= WHAT THE EXERCISE ASKS =
Take every line from the listing below that includes "chart" and copy it.

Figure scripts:
★ ★ ★ ★
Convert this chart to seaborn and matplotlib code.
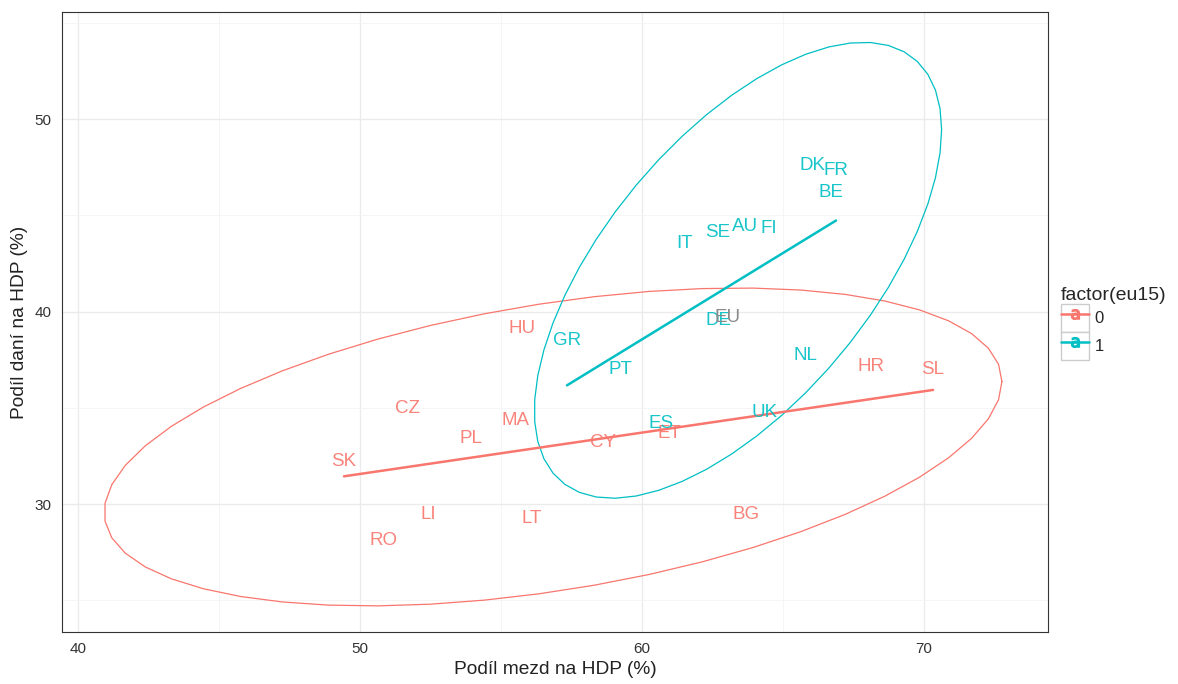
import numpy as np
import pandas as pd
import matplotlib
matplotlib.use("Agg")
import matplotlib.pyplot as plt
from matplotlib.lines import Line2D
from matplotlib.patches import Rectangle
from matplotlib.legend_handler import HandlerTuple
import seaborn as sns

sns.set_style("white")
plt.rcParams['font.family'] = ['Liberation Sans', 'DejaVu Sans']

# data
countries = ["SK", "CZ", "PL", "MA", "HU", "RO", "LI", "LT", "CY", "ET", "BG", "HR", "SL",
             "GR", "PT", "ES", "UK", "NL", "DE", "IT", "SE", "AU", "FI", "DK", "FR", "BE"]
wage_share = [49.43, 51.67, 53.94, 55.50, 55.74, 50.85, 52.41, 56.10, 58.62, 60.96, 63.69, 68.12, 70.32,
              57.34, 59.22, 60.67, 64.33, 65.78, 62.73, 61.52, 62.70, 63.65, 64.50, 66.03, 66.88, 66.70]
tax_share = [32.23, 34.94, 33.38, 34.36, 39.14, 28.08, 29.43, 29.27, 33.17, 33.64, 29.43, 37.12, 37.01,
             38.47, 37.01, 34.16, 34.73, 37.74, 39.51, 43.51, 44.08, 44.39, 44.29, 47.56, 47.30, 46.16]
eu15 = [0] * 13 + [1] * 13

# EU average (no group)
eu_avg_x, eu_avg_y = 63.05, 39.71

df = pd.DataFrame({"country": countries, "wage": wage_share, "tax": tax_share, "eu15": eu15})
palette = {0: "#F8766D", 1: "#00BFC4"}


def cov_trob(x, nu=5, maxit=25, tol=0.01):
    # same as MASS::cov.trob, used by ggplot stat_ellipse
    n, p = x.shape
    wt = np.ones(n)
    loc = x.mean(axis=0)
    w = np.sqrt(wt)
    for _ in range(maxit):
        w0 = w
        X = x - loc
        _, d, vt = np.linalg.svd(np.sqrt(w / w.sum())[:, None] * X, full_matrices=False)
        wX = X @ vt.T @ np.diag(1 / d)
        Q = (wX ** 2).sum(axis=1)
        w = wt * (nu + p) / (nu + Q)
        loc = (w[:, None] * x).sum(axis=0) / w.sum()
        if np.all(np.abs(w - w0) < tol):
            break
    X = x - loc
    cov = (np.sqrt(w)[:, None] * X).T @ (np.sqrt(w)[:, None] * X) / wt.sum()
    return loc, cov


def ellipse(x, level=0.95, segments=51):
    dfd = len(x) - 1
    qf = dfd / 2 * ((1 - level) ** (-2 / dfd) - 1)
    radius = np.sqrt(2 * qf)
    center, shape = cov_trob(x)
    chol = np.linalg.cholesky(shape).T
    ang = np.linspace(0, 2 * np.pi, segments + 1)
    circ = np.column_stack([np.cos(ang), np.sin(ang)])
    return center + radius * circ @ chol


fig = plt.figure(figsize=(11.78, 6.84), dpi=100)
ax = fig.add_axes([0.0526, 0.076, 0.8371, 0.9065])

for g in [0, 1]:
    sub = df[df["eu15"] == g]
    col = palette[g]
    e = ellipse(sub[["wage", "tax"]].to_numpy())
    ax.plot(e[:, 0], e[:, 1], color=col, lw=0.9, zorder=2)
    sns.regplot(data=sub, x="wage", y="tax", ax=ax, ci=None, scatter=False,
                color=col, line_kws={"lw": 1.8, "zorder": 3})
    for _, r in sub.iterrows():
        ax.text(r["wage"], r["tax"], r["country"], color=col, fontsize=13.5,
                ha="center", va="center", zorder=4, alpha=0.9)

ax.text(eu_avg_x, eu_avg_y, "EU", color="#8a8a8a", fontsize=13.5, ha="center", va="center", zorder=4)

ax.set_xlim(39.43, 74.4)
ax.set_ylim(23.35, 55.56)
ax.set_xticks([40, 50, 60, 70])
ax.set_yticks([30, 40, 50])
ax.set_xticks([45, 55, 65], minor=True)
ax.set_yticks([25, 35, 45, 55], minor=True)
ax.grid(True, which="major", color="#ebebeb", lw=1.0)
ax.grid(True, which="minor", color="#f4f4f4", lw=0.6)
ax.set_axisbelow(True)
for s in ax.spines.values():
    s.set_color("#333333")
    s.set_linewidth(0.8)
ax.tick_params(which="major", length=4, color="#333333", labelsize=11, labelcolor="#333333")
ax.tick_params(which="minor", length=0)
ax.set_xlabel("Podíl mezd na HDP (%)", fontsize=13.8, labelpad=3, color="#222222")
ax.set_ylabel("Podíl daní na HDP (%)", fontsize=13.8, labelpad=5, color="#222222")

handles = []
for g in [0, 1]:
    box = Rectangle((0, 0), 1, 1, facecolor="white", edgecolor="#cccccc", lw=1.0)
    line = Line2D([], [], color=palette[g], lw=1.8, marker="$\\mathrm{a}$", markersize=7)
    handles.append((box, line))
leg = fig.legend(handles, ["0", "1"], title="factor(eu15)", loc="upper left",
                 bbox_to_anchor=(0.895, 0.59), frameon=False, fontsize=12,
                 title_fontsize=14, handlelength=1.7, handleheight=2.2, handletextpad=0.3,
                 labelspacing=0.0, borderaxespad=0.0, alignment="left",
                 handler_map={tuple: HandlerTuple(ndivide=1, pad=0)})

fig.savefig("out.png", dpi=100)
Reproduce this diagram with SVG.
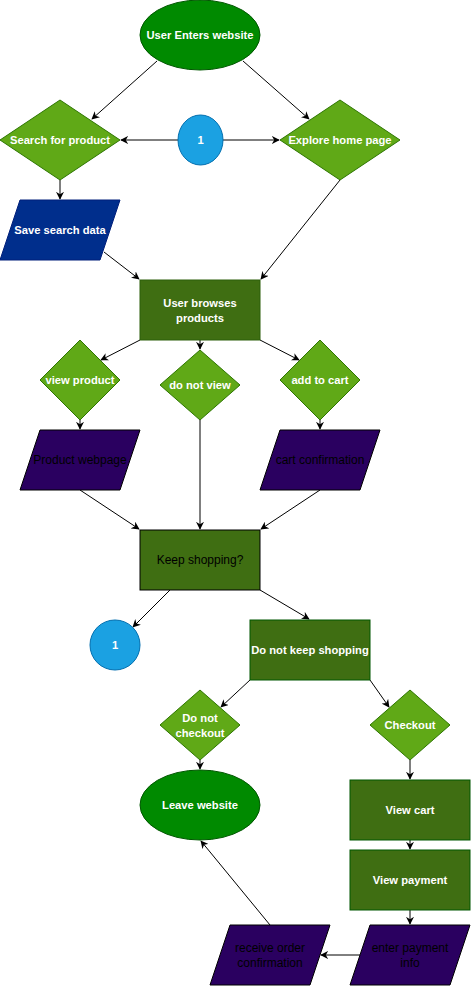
★ ★ ★ ★
= EXPECTED OUTPUT =
Convert this chart to seaborn and matplotlib code.

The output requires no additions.